As before, the cabin remains spacious, smart, and extremely well equipped, proving that leather and carbon fiber can play nice together. But as with its regular sisters, moving the E63 S onto the latest MBUX infotainment system has created additional complication and a fair amount of ergonomic confusion. Changing horses midstream (as it were) has required the E-class to effectively accommodate two different interface systems. So, the new car keeps the pre-facelift model's rotary dynamic mode selector on the center console, as well as exhaust, gearbox, damper, and stability switches.

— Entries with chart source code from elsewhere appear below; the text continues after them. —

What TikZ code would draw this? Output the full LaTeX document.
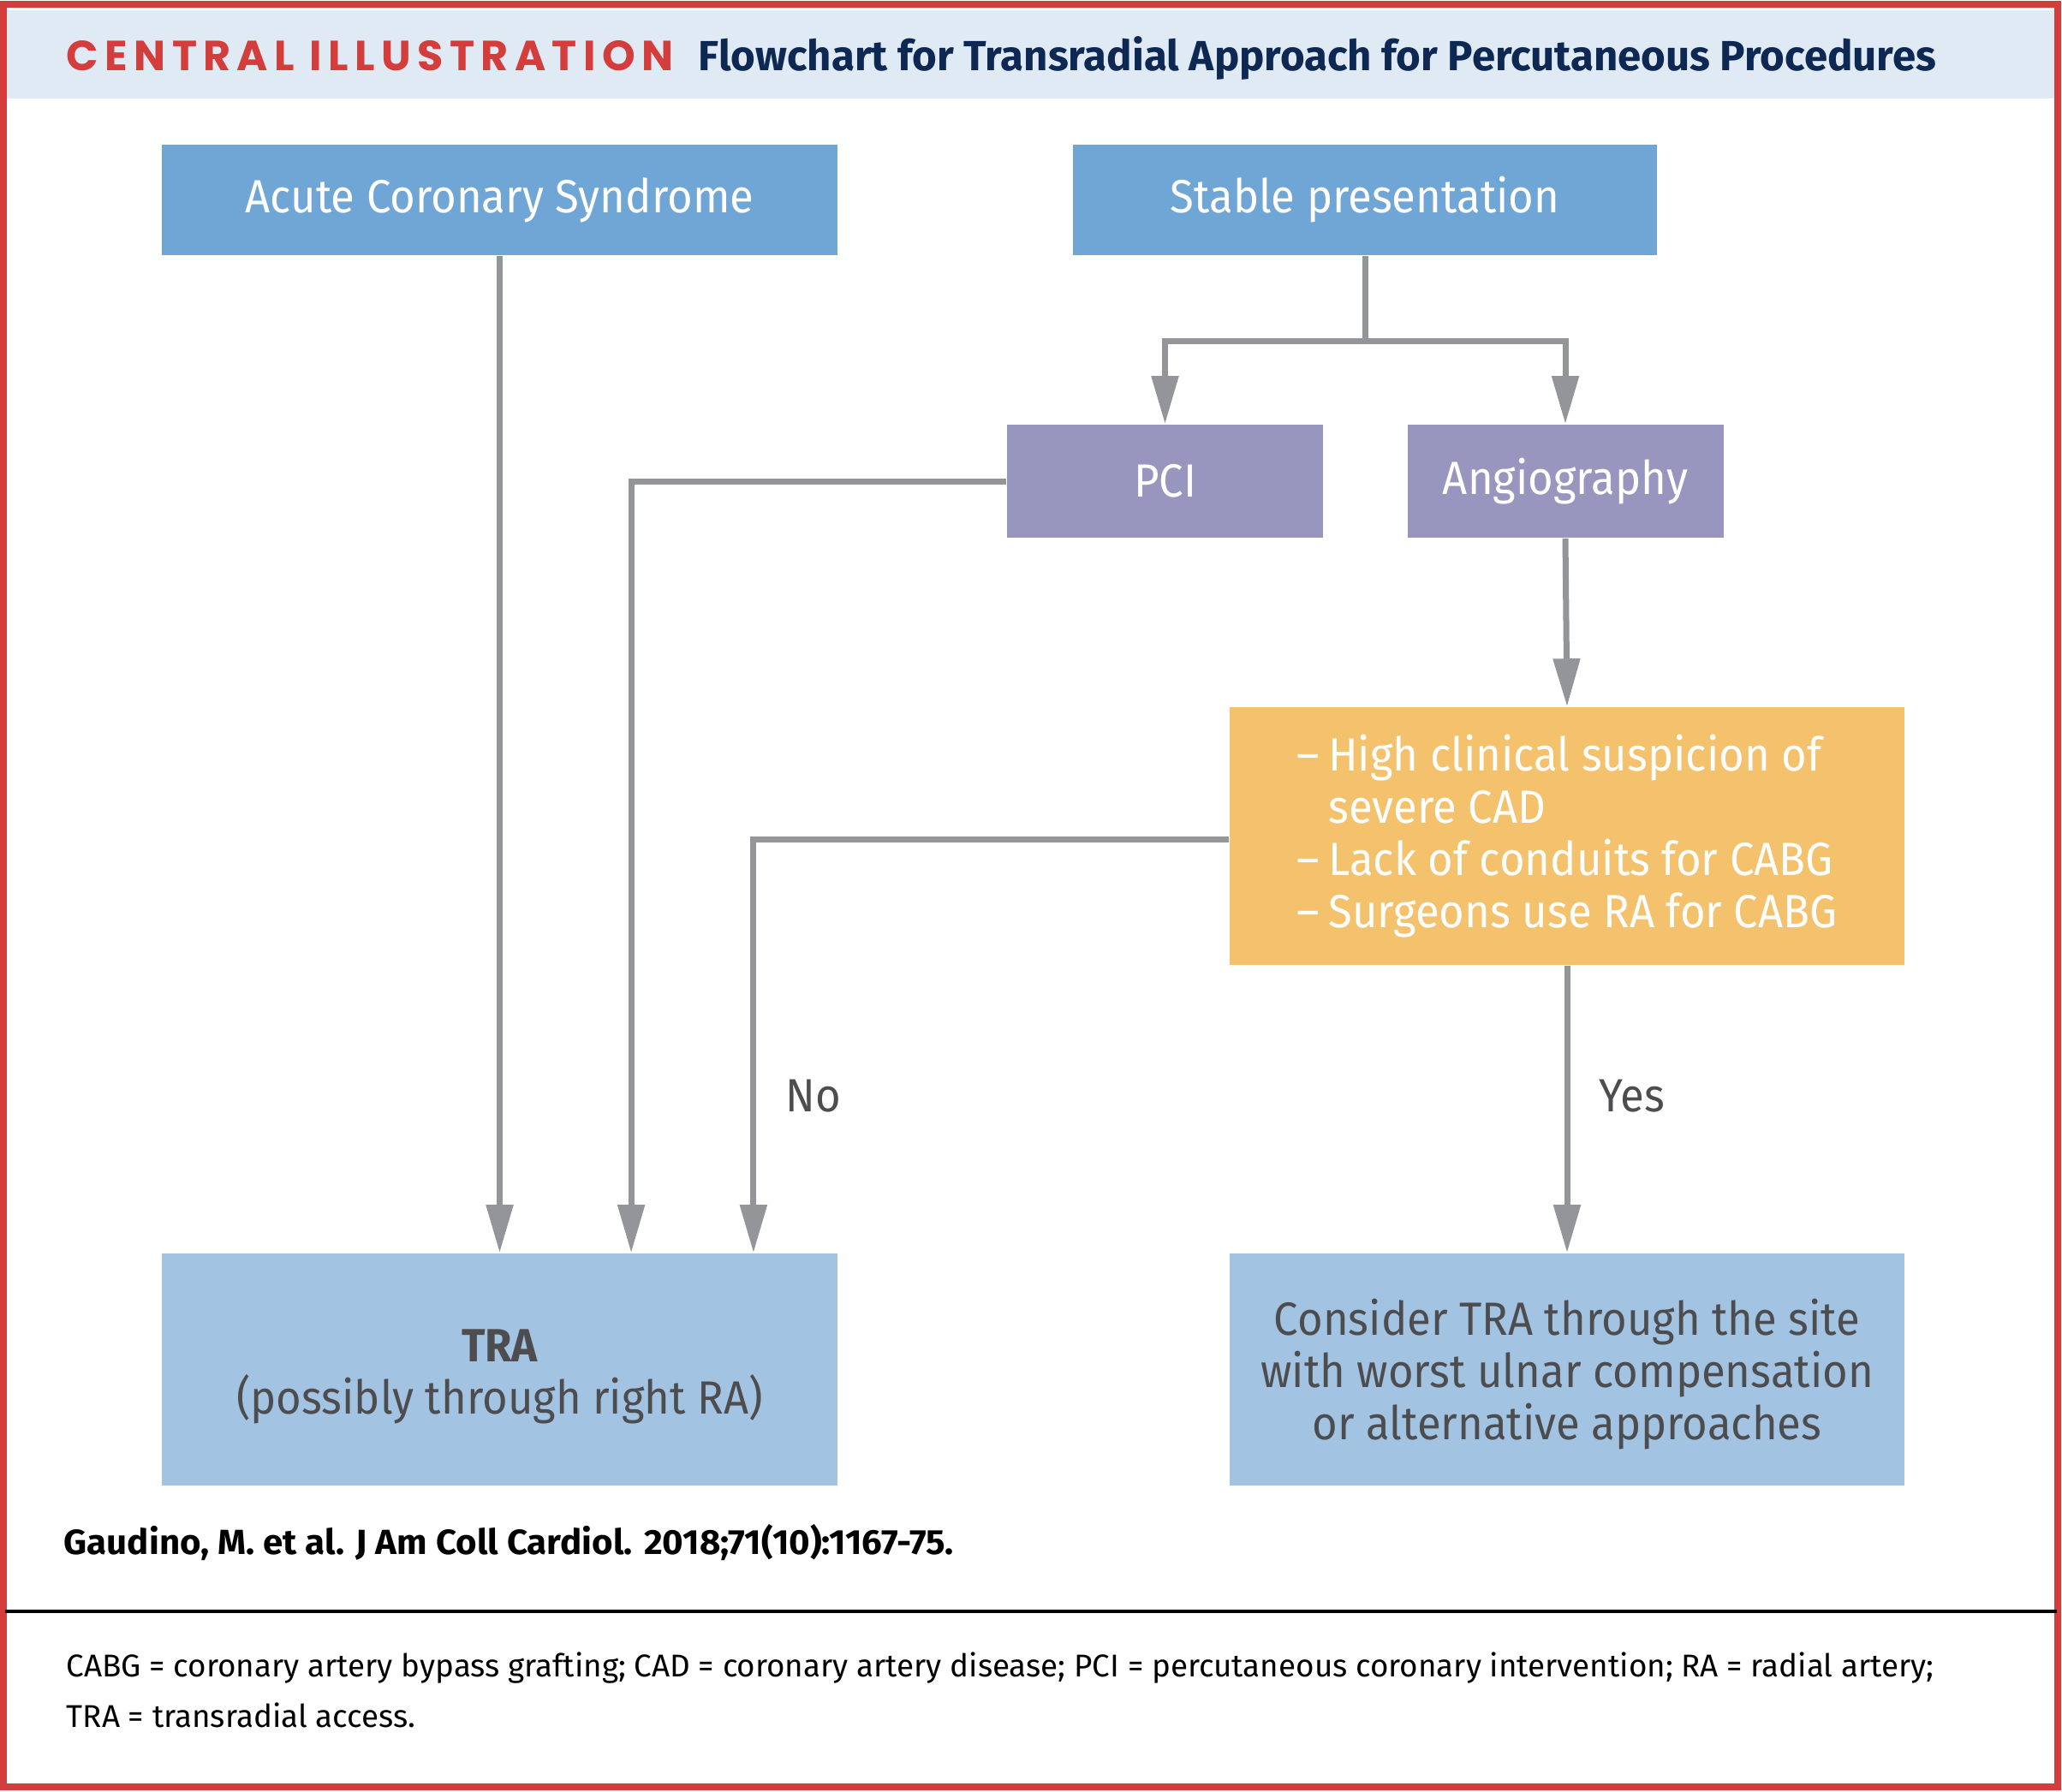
\documentclass[tikz,border=0pt]{standalone}
\usepackage{fontspec}
\setmainfont{Fira Sans}[FakeStretch=0.935]
\newfontfamily\fnfont{Fira Sans}[FakeStretch=1.0]
\newfontfamily\hdfont{Fira Sans}[FakeStretch=1.0]
\newfontfamily\citefont{Fira Sans}[FakeStretch=1.03]
\newfontfamily\redfont{Poppins}[LetterSpace=15]
\usetikzlibrary{arrows.meta,calc}
\definecolor{redc}{RGB}{211,61,59}
\definecolor{navy}{RGB}{14,40,84}
\definecolor{hdr}{RGB}{224,234,244}
\definecolor{bluedark}{RGB}{111,166,214}
\definecolor{lav}{RGB}{152,150,190}
\definecolor{yel}{RGB}{244,194,108}
\definecolor{bluelight}{RGB}{163,195,227}
\definecolor{arrgray}{RGB}{147,149,152}
\definecolor{txtgray}{RGB}{77,77,79}
\begin{document}
\begin{tikzpicture}[x=0.25pt,y=-0.25pt,
  boxfont/.style={font=\fontsize{13.6}{15.3}\selectfont},
  whitebox/.style={boxfont, text=white, inner sep=0pt, align=center},
  graybox/.style={boxfont, text=txtgray, inner sep=0pt, align=center, fill=bluelight},
  conn/.style={draw=arrgray, line width=1.75pt, line join=miter},
  arr/.style={conn, -{Triangle[length=14pt,width=7.6pt]}},
  lbl/.style={boxfont, text=txtgray, inner sep=0pt, anchor=base}
]
\useasboundingbox (0,0) rectangle (2408,2092);
\fill[white] (0,0) rectangle (2408,2092);
\fill[hdr] (6,12) rectangle (2402,115);
\draw[redc, line width=2pt] (4,5) rectangle (2403,2087);

% header
\node[anchor=base west, inner sep=0pt, text=redc, font=\redfont\bfseries\fontsize{12.3}{13}\selectfont] (hd1) at (77,82) {CENTRAL ILLUSTRATION};
\node[anchor=base west, inner sep=0pt, text=navy, font=\hdfont\bfseries\fontsize{12.3}{13}\selectfont] (hd2) at (815,82) {Flowchart for Transradial Approach for Percutaneous Procedures};

% boxes
\node[whitebox, fill=bluedark, minimum width=197.25pt, minimum height=32.25pt] (acs) at (583.5,233.5) {Acute Coronary Syndrome};
\node[whitebox, fill=bluedark, minimum width=170.5pt, minimum height=32.25pt] (stab) at (1594,233.5) {Stable presentation};
\node[whitebox, fill=lav, minimum width=92.25pt, minimum height=33pt] (pci) at (1360.5,562) {PCI};
\node[whitebox, fill=lav, minimum width=92.25pt, minimum height=33pt] (ang) at (1828,562) {Angiography};
\node[whitebox, fill=yel, minimum width=197pt, minimum height=75.25pt, align=left] (yel) at (1830,976.5)
  {\makebox[9.25pt][l]{–}High clinical suspicion of\\
   \hspace*{9.25pt}severe CAD\\
   \makebox[9.25pt][l]{–}Lack of conduits for CABG\\
   \makebox[9.25pt][l]{–}Surgeons use RA for CABG};
\node[graybox, minimum width=197.25pt, minimum height=67.75pt] (tra) at (583.5,1599.5)
  {\rule{0pt}{13.5pt}\bfseries TRA\\(possibly through right RA)};
\node[graybox, minimum width=197pt, minimum height=67.75pt] (cons) at (1830,1599.5)
  {\rule{0pt}{13.5pt}Consider TRA through the site\\with worst ulnar compensation\\or alternative approaches};

% connectors
\coordinate (br) at (1594,398.5);
\draw[conn] (stab.south) -- (br);
\draw[arr] (br) -| (pci.north);
\draw[arr] (br) -| (ang.north);
\draw[arr] (ang.south) -- (yel.north);
\draw[arr] (yel.south) -- (cons.north);
\draw[arr] (acs.south) -- (tra.north);
\draw[arr] (pci.west) -| ([xshift=38.4pt]tra.north);
\draw[arr] ([yshift=-0.9pt]yel.west) -| ([xshift=74.1pt]tra.north);
\node[lbl] (no) at (950,1298) {No};
\node[lbl] (yes) at (1906,1298) {Yes};

% footer
\node[anchor=base west, inner sep=0pt, font=\citefont\bfseries\fontsize{10.2}{11}\selectfont] (cite) at (74,1815) {Gaudino, M. et al. J Am Coll Cardiol. 2018;71(10):1167-75.};
\draw[black, line width=1pt] (6,1882) -- (2402,1882);
\node[anchor=base west, inner sep=0pt, font=\fnfont\fontsize{9.2}{9.5}\selectfont] (fn1) at (77,1958) {CABG = coronary artery bypass grafting; CAD = coronary artery disease; PCI = percutaneous coronary intervention; RA = radial artery;};
\node[anchor=base west, inner sep=0pt, font=\fnfont\fontsize{9.2}{9.5}\selectfont] (fn2) at (77,2017) {TRA = transradial access.};
\end{tikzpicture}
\end{document}
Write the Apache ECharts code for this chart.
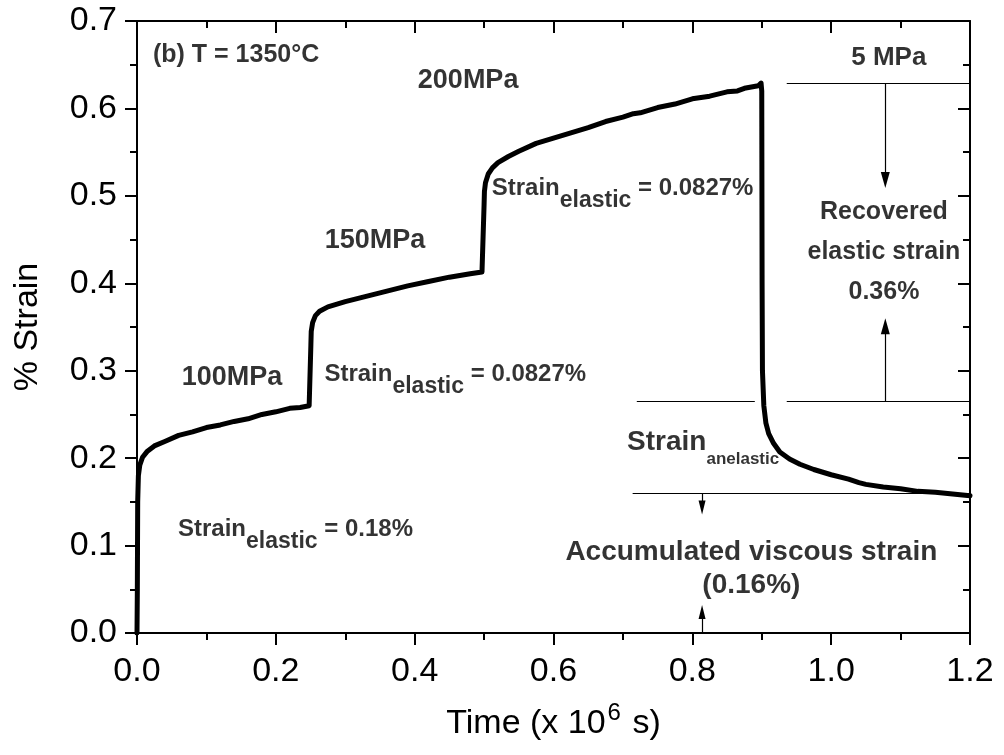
<!DOCTYPE html>
<html>
<head>
<meta charset="utf-8">
<script src="https://cdn.jsdelivr.net/npm/echarts@6/dist/echarts.min.js"></script>
<style>
  html, body { margin: 0; padding: 0; background: #ffffff; }
  #chart { width: 1004px; height: 755px; }
</style>
</head>
<body>
<div id="chart"></div>
<script>
// Creep test at 1350 °C: stepped loading 100 -> 150 -> 200 MPa, then unloading to 5 MPa.
// Time in units of 10^6 s, strain in percent.
const timeData = [
  0, 0.0005, 0.001, 0.002, 0.004, 0.008, 0.015, 0.025, 0.04, 0.06, 0.08, 0.1, 0.12, 0.14, 0.16, 0.18, 0.2, 0.22, 0.235, 0.248,
  0.25, 0.2505, 0.251, 0.253, 0.257, 0.263, 0.275, 0.3, 0.33, 0.36, 0.39, 0.42, 0.45, 0.48, 0.497,
  0.4995, 0.5, 0.5005, 0.502, 0.506, 0.512, 0.52, 0.535, 0.55, 0.575, 0.6, 0.625, 0.65, 0.675, 0.7, 0.715, 0.725, 0.75, 0.775, 0.8, 0.825, 0.85, 0.865, 0.875, 0.895, 0.899,
  0.9, 0.9005, 0.901, 0.903, 0.906, 0.91, 0.917, 0.926, 0.94, 0.955, 0.975, 1.0, 1.025, 1.04, 1.05, 1.075, 1.1, 1.125, 1.15, 1.175, 1.2
];
const strainData = [
  0, 0.05, 0.15, 0.18, 0.192, 0.201, 0.208, 0.214, 0.219, 0.226, 0.230, 0.235, 0.238, 0.242, 0.245, 0.250, 0.253, 0.257, 0.258, 0.260,
  0.262, 0.33, 0.345, 0.355, 0.363, 0.368, 0.373, 0.379, 0.385, 0.391, 0.397, 0.402, 0.407, 0.411, 0.413,
  0.415, 0.49, 0.505, 0.515, 0.525, 0.532, 0.538, 0.545, 0.551, 0.560, 0.566, 0.572, 0.578, 0.585, 0.590, 0.594, 0.595, 0.601, 0.605, 0.611, 0.614, 0.619, 0.620, 0.623, 0.626, 0.629,
  0.62, 0.4, 0.3, 0.26, 0.24, 0.228, 0.217, 0.207, 0.199, 0.193, 0.187, 0.181, 0.176, 0.172, 0.170, 0.167, 0.165, 0.162, 0.161, 0.159, 0.157
];

// Axis ranges and tick spacing
const xRange = [0, 1.2], xStep = 0.2;
const yRange = [0, 0.7], yStep = 0.1;

// Reference levels used for the recovery construction (strain, %)
const levelLoaded = 0.629;      // strain just before unloading
const levelAnelastic = 0.265;   // end of instantaneous recovery
const levelViscous = 0.160;     // remaining (viscous) strain

// Text anchors in data coordinates [time, strain]
const anchorTitle = [0.023, 0.661];
const anchor5 = [1.083, 0.658];
const anchor200 = [0.477, 0.632];
const anchor150 = [0.343, 0.449];
const anchor100 = [0.137, 0.292];
const anchorEl200 = [0.511, 0.508];
const anchorEl150 = [0.27, 0.296];
const anchorEl100 = [0.059, 0.118];
const anchorRecovered = [1.076, 0.436];
const anchorAnelastic = [0.706, 0.218];
const anchorViscous = [0.885, 0.073];

const FONT = "'Liberation Sans', Arial, Helvetica, sans-serif";
const black = '#000000';

const curve = timeData.map((t, i) => [t, strainData[i]]);

function txt(pos, formatter, align, size, rich, lineHeight) {
  return {
    value: pos,
    label: {
      show: true,
      position: 'inside',
      align: align,
      verticalAlign: 'middle',
      formatter: formatter,
      color: black,
      fontFamily: FONT,
      fontWeight: 'bold',
      fontSize: size,
      lineHeight: lineHeight || size + 4,
      rich: rich || {}
    }
  };
}

const subRich = {
  m: { fontFamily: FONT, fontWeight: 'bold', fontSize: 24, color: black },
  s: { fontFamily: FONT, fontWeight: 'bold', fontSize: 23, color: black, padding: [24, 0, 0, 0] }
};
const anelRich = {
  m: { fontFamily: FONT, fontWeight: 'bold', fontSize: 28, color: black },
  s: { fontFamily: FONT, fontWeight: 'bold', fontSize: 17, color: black, padding: [34, 0, 0, 0] }
};

const annotations = [
  txt(anchorTitle, '(b) T = 1350°C', 'left', 25),
  txt(anchor5, '5 MPa', 'center', 26),
  txt(anchor200, '200MPa', 'center', 27),
  txt(anchor150, '150MPa', 'center', 27),
  txt(anchor100, '100MPa', 'center', 27),
  txt(anchorEl200, '{m|Strain}{s|elastic}{m| = 0.0827%}', 'left', 24, subRich),
  txt(anchorEl150, '{m|Strain}{s|elastic}{m| = 0.0827%}', 'left', 24, subRich),
  txt(anchorEl100, '{m|Strain}{s|elastic}{m| = 0.18%}', 'left', 24, subRich),
  txt(anchorRecovered, 'Recovered\nelastic strain\n0.36%', 'center', 25, null, 40),
  txt(anchorAnelastic, '{m|Strain}{s|anelastic}', 'left', 28, anelRich),
  txt(anchorViscous, 'Accumulated viscous strain\n(0.16%)', 'center', 28, null, 33)
];

// Construction lines and arrows (data coordinates)
const tArrowBig = 1.078, tArrowSmall = 0.814;
function seg(a, b, symB, size) {
  return [
    { coord: a, symbol: 'none', symbolSize: 0 },
    { coord: b, symbol: symB || 'none', symbolSize: size || 0 }
  ];
}
const constructionLines = [
  seg([0.936, levelLoaded], [1.2, levelLoaded]),
  seg([0.72, levelAnelastic], [0.89, levelAnelastic]),
  seg([0.936, levelAnelastic], [1.2, levelAnelastic]),
  seg([0.714, levelViscous], [1.2, levelViscous]),
  seg([tArrowBig, levelLoaded], [tArrowBig, 0.518], 'triangle', [9, 16]),
  seg([tArrowBig, levelAnelastic], [tArrowBig, 0.351], 'triangle', [9, 16]),
  seg([tArrowSmall, levelViscous], [tArrowSmall, 0.1435], 'triangle', [7, 14]),
  seg([tArrowSmall, 0], [tArrowSmall, 0.024], 'triangle', [7, 14])
];

const axisLineStyle = { color: black, width: 2 };
function axisCfg(range, step, pos, inside, showLabel, margin) {
  return {
    type: 'value', position: pos, min: range[0], max: range[1], interval: step,
    axisLine: { show: true, onZero: false, lineStyle: axisLineStyle },
    axisTick: { show: true, inside: inside, length: 12, lineStyle: { color: black, width: 2 } },
    minorTick: { show: true, splitNumber: 2, length: 7, lineStyle: { color: black, width: 2 } },
    splitLine: { show: false },
    axisLabel: {
      show: showLabel, margin: margin, color: black, fontFamily: FONT, fontSize: 34,
      formatter: v => v.toFixed(1)
    }
  };
}

const xBottom = axisCfg(xRange, xStep, 'bottom', false, true, 22);
xBottom.name = '{n|Time (x 10}{p|6}{n| s)}';
xBottom.nameLocation = 'middle';
xBottom.nameGap = 68;
xBottom.nameTextStyle = {
  rich: {
    n: { fontFamily: FONT, fontSize: 34, color: black },
    p: { fontFamily: FONT, fontSize: 24, color: black, padding: [0, 2, 22, 2] }
  }
};
const yLeft = axisCfg(yRange, yStep, 'left', false, true, 20);
yLeft.name = '% Strain';
yLeft.nameLocation = 'middle';
yLeft.nameGap = 92;
yLeft.nameTextStyle = { fontFamily: FONT, fontSize: 34, color: black };

const option = {
  animation: false,
  backgroundColor: '#ffffff',
  grid: { left: 137, right: 34, top: 21, bottom: 122, containLabel: false },
  xAxis: [xBottom, axisCfg(xRange, xStep, 'top', true, false, 8)],
  yAxis: [yLeft, axisCfg(yRange, yStep, 'right', true, false, 8)],
  series: [
    {
      type: 'line',
      data: curve,
      xAxisIndex: 0, yAxisIndex: 0,
      showSymbol: false,
      smooth: false,
      lineStyle: { color: black, width: 5, join: 'round', cap: 'round' },
      markLine: {
        silent: true,
        animation: false,
        label: { show: false },
        lineStyle: { color: black, width: 1.2, type: 'solid' },
        itemStyle: { color: black },
        data: constructionLines
      },
      z: 3
    },
    {
      type: 'scatter',
      xAxisIndex: 0, yAxisIndex: 0,
      symbolSize: 1,
      itemStyle: { color: 'rgba(0,0,0,0)' },
      silent: true,
      data: annotations,
      z: 5
    }
  ]
};

const chart = echarts.init(document.getElementById('chart'), null, { renderer: 'canvas' });
chart.setOption(option);
</script>
</body>
</html>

These functions, however, are all replicated by the two new rotary controllers (with neat integrated screens) mounted to the steering wheel.

The wheel itself features double spokes on each side, these seemingly required just to allow sufficient space for all the controls it now carries. Despite all of this—and the presence of a voice assistant summoned by saying, "Hey, Mercedes"—some common functions remain hidden within the myriad of submenus. This is a car that makes it considerably easier to change damper settings than to select a new radio station.

We're promised that the revised E63 S will be with United States dealers by the end of the year, with a $108,550 base price putting it between the regular BMW M5 and the M5 Competition. The AMG might not have quite the level of focus of its most obvious competitor, but it sounds superior and—thanks to its personality-changing dynamic modes—has a broader spread of talents. Cars such as these won't be available for much longer. We will miss them when they're gone.